The History of the Flapper, Part 4: Emboldened by the Bob
New short haircuts announced the wearers’ break from tradition and boosted the hairdressing industry
On May 1, 1920, the Saturday Evening Post published F. Scott Fitzgerald’s “Bernice Bobs Her Hair,” a short story about a sweet yet socially inept young woman who is tricked by her cousin into allowing a barber to lop off her hair. With her new do, she is castigated by everyone: Boys no longer like her, she’s uninvited to a social gathering in her honor, and it’s feared that her haircut will cause a scandal for her family.
In the beginning of the 20th century, that’s how serious it was to cut off your locks. At that time, long tresses epitomized a pristine kind of femininity exemplified by the Gibson girl. Hair may have been worn up, but it was always, always long.

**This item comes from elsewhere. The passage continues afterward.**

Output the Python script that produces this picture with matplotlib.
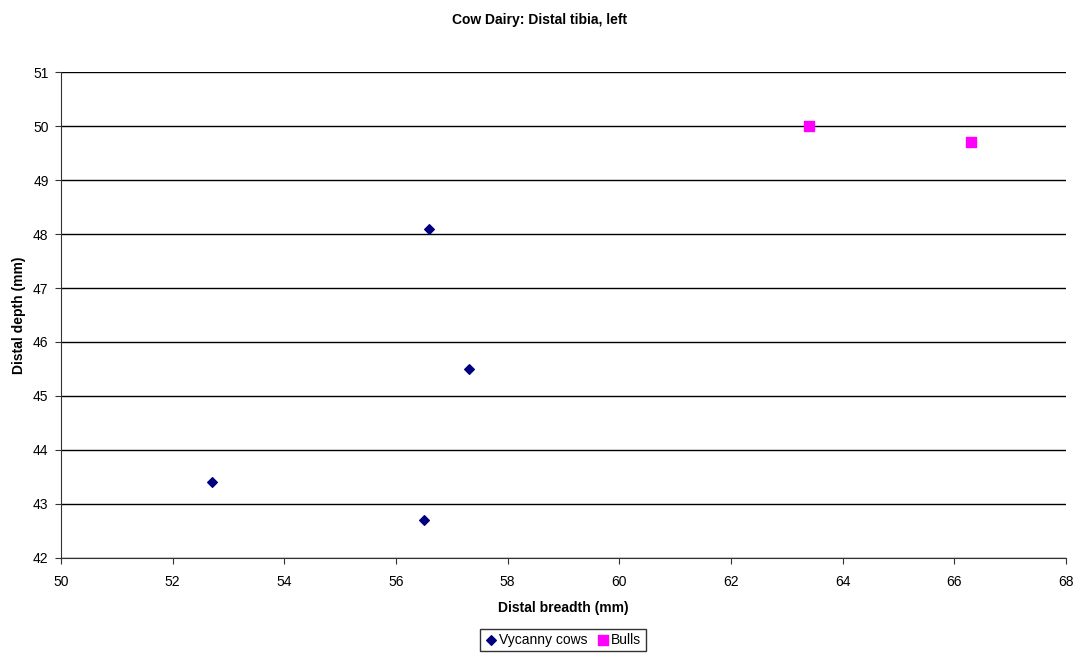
import matplotlib
matplotlib.use("Agg")
import matplotlib.pyplot as plt

plt.rcParams['font.family'] = ['Liberation Sans', 'DejaVu Sans']

# Vycanny cows
cows_breadth = [52.7, 56.5, 56.6, 57.3]
cows_depth = [43.4, 42.7, 48.1, 45.5]
# Bulls
bulls_breadth = [63.4, 66.3]
bulls_depth = [50.0, 49.7]

fig = plt.figure(figsize=(10.8, 6.59), dpi=100)
ax = fig.add_axes([0.0565, 0.1533, 0.9305, 0.7374])

ax.set_xlim(50, 68)
ax.set_ylim(42, 51)
ax.set_xticks(range(50, 69, 2))
ax.set_yticks(range(42, 52))
ax.yaxis.grid(True, color='black', linewidth=1)
ax.set_axisbelow(True)

ax.scatter(cows_breadth, cows_depth, marker='D', s=24, color='#000080', label='Vycanny cows', zorder=3)
ax.scatter(bulls_breadth, bulls_depth, marker='s', s=46, color='#FF00FF', label='Bulls', zorder=3)

for side in ['top', 'right']:
    ax.spines[side].set_visible(False)
ax.spines['left'].set_color('#333333')
ax.spines['bottom'].set_color('#333333')
ax.tick_params(direction='out', length=4, labelsize=10, color='#333333')
ax.tick_params(axis='x', pad=8)
ax.tick_params(axis='y', pad=5)

ax.set_xlabel('Distal breadth (mm)', fontsize=10, fontweight='bold', labelpad=9)
ax.set_ylabel('Distal depth (mm)', fontsize=10, fontweight='bold', labelpad=5)
fig.suptitle('Cow Dairy: Distal tibia, left', fontsize=10, fontweight='bold', y=0.98)

leg = fig.legend(loc='center', bbox_to_anchor=(0.521, 0.029), ncol=2, frameon=True,
                 fancybox=False, edgecolor='black', fontsize=10, handletextpad=0.1,
                 columnspacing=0.6, borderpad=0.3, handlelength=1.0, markerscale=1.0)
leg.get_frame().set_linewidth(1)

fig.savefig('out.png', dpi=100)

Part and parcel with the rebellious flapper mentality, the decision to cut it all off was a liberating reaction to that stodgier time, a cosmetic shift toward androgyny that helped define an era.

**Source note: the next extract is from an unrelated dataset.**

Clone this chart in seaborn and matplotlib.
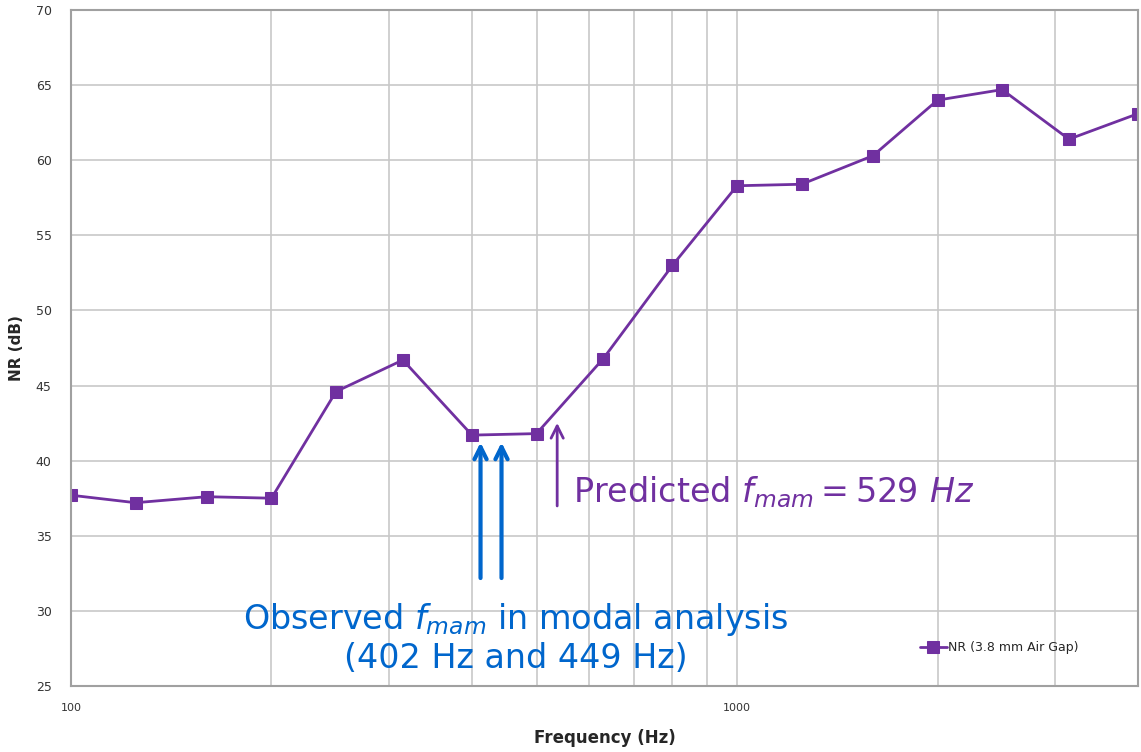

The best-known short haircut style in the 1920s was the bob. It made its first foray into public consciousness in 1915 when the fashion-forward ballroom dancer Irene Castle cut her hair short as a matter of convenience, into what was then referred to as the Castle bob.
Early on, when women wanted to emulate that look, they couldn’t just walk into a beauty salon and ask the hairdresser to cut off their hair into that blunt, just-below-the-ears style. Many hairdressers flat out refused to perform the shocking and highly controversial request And some didn’t know how to do it since they’d only ever used their shears on long hair. Instead of being deterred, the flapper waved off those rejections and headed to the barbershop for the do. The barbers complied.
Hairdressers, sensing that the trend was there to stay, finally relented. When they began cutting the cropped style, it was a boon to their industry. A 1925 story from the Washington Post headlined “Economic Effects of Bobbing” describes how bobbed hair did wonders for the beauty industry. In 1920, there were 5,000 hairdressing shops in the United States. At the end of 1924, 21,000 shops had been established—and that didn’t account for barbershops, many of which did “a rushing business with bobbing.”
As the style gained mass appeal—for instance, it was the standard haircut in the widely distributed Sears mail order catalog during the ’20s—more sophisticated variations developed. The finger wave (S-shaped waves made using fingers and a comb), the Marcel (also wavy, using the newly invented hot curling iron), shingle bob (tapered, and exposing the back of the neck) and Eton crop (the shortest of the bobs and popularized by Josephine Baker) added shape to the blunt cut. Be warned: Some new styles weren’t for the faint of heart. A medical condition, the Shingle Headache, was described as a form of neuralgia caused by the sudden removal of hair from the sensitive nape of the neck, or simply getting your hair cut in a shingle bob. (An expansive photograph collection of bob styles can be found here.)
Accessories were designed to complement the bob. The still-popular bobby pin got its name from holding the hairstyle in place. The headband, usually worn over the forehead, added a decorative flourish to the blunt cut. And the cloche, invented by milliner Caroline Reboux in 1908, gained popularity because the close-fitting hat looked so becoming with the style, especially the Eton crop.
Although later co-opted by the mainstream to become status quo (along with makeup, underwear and dress, as earlier Threaded posts described), the bob caused heads to turn (pun!) as flappers turned the sporty, cropped look into another playful, gender-bending signature of the Jazz Age.
Has there been another drastic hairstyle that’s accomplished the same feat? What if the 1990s equivalent of Irene Castle—Sinead O’Connor and her shaved head—had really taken off? Perhaps a buzz cut would have been the late 20th-century version of the bob and we all would have gotten it, at least once.